DeFi Akropolis Drops 20% Following a USD 2M-Heavy Hack

Sead Fadilpašić
Last updated: | 2 min read

Decentralized finance (DeFi) platform Akropolis is seeing its native coin AKRO drop nearly 20% in a day so far, following a hack that made the attacker some USD 2m richer.

Source: Adobe/splitov27

AKRO, ranked 268th by market capitalization on Coinpaprika, is trading at USD 0.0097 this morning (at 7:27 UTC). It dropped 19.88% in single day, trimming its weekly gains to 11%. Meanwhile, the price fell 40% in a month.

AKRO price chart:

Source: coinpaprika.com

In the November 12 official announcement, the Akropolis team said that they had first noticed a discrepancy in the annual percentage yields (APYs) of their stablecoin pools at 14:36 UTC, which resulted in the finding that some DAI 2 million had been drained out of the yCurve and sUSD pools.
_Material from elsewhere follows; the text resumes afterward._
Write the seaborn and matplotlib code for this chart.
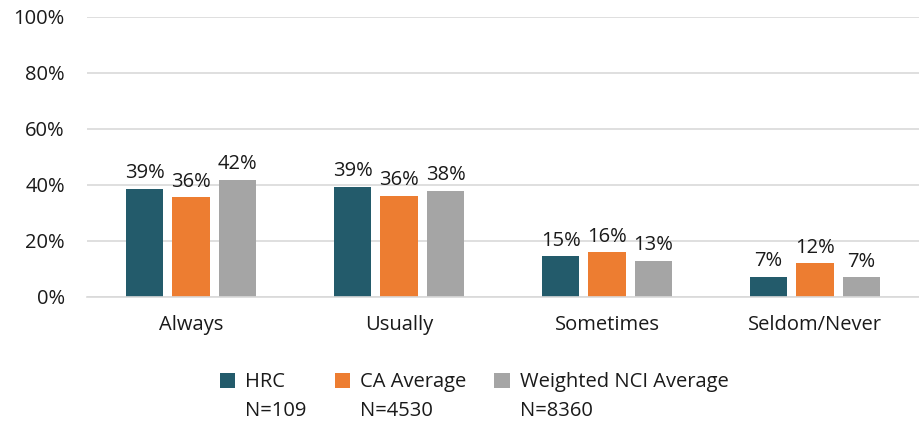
import numpy as np
import pandas as pd

import matplotlib
matplotlib.use('Agg')
import matplotlib.pyplot as plt
from matplotlib.patches import Patch
import seaborn as sns

categories = ['Always', 'Usually', 'Sometimes', 'Seldom/Never']
groups = ['HRC', 'CA Average', 'Weighted NCI Average']
group_n = ['N=109', 'N=4530', 'N=8360']
hrc = [38.6, 39.3, 14.6, 7.3]
ca_avg = [35.6, 36.2, 16.0, 12.0]
nci_avg = [41.9, 38.0, 13.0, 7.0]
colors = ['#235B6B', '#ED7D31', '#A5A5A5']

df = pd.DataFrame({'category': categories * 3,
                   'group': [groups[0]] * 4 + [groups[1]] * 4 + [groups[2]] * 4,
                   'value': hrc + ca_avg + nci_avg})

sns.set_style('white')
plt.rcParams['font.family'] = ['Open Sans', 'DejaVu Sans']
fs = 14.5

fig = plt.figure(figsize=(9.19, 4.23), dpi=100)
ax = fig.add_axes([0.0947, 0.298, 0.9053, 0.662])

sns.barplot(data=df, x='category', y='value', hue='group', order=categories,
            hue_order=groups, palette=colors, width=0.67, gap=0.2,
            saturation=1, legend=False, linewidth=0, ax=ax)

for c in ax.containers:
    ax.bar_label(c, labels=['%d%%' % round(v) for v in c.datavalues],
                 padding=4, fontsize=fs, color='#1a1a1a')

ax.set_ylim(0, 100)
ax.set_xlim(-0.5, 3.5)
ax.set_yticks(range(0, 101, 20))
ax.set_yticklabels(['%d%%' % t for t in range(0, 101, 20)])
ax.yaxis.grid(True, color='#d9d9d9', linewidth=1.2)
ax.set_axisbelow(True)
for s in ['top', 'right', 'left']:
    ax.spines[s].set_visible(False)
ax.spines['bottom'].set_color('#d9d9d9')
ax.spines['bottom'].set_linewidth(1.2)
ax.tick_params(axis='y', length=0, pad=16, labelsize=fs, labelcolor='#1a1a1a')
ax.tick_params(axis='x', length=0, pad=13, labelsize=fs, labelcolor='#1a1a1a')
ax.set_xlabel('')
ax.set_ylabel('')

handles = []
labels = []
for g, n, col in zip(groups, group_n, colors):
    handles.append(Patch(facecolor=col, edgecolor='none'))
    labels.append(g)
    handles.append(Patch(facecolor='none', edgecolor='none'))
    labels.append(n)
fig.legend(handles, labels, ncol=3, loc='center', bbox_to_anchor=(0.516, 0.062),
           frameon=False, fontsize=fs, handlelength=0.75, handleheight=0.75,
           handletextpad=0.5, columnspacing=1.4, labelspacing=0.45,
           labelcolor='#1a1a1a')

fig.savefig('out.png', dpi=100)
Other pools named in the announcement have not been affected.

The majority of the funds are safe, the report said, and the stolen funds are held in this wallet, which currently holds USD 2,051,159 in the DAI stablecoin, USD 5,325 in ethereum (ETH), and less than a dollar in PKG Token (PKG).

“We are exploring ways to reimburse users for the loss in a way that is sustainable for the project, and will make a proposal to the community prior to any final decision being made,” said the announcement.

Even though the pools had been audited already and by two independent firms, said the team, there were still unidentified attack vectors left for the attacker to exploit. Akropolis founder and CEO Ana Andrianova tweeted that “[t]wo attack vectors have unfortunately been missed despite two audits.”

The attack itself was executed via “a combination of a re-entrancy attack with dYdX flash loan origination.” One of the most well-known re-entrancy attacks was the DAO hack in 2016, which drained it of some ETH 3.6m, at the time valued at some USD 50m. These types of attacks are not new, and they are “devastating for two reasons: they can completely drain your smart contract of its ether, and they can sneak their way into your code if you’re not careful,” wrote Solidity Engineer and Founder of APY.Finance, Will Shada, in a Coinmonks’ post.

All stablecoin pools are paused, said Akropolis, and exchanges informed about the issue, while the team has begun their work with the security specialists on reviewing the code and security procedures. A post-mortem will follow.

This is far from the first attack seen in the past few months alone, and the earlier ones often involved flashloan attacks. DeFi liquidity providing platform Balancer (BAL) was hacked at the end of June, which involved taking a flash loan in ethereum from the non-custodial exchange dYdX. In October, another DeFi project, Harvest Finance, also suffered a flashloan attack with millions in funds stolen.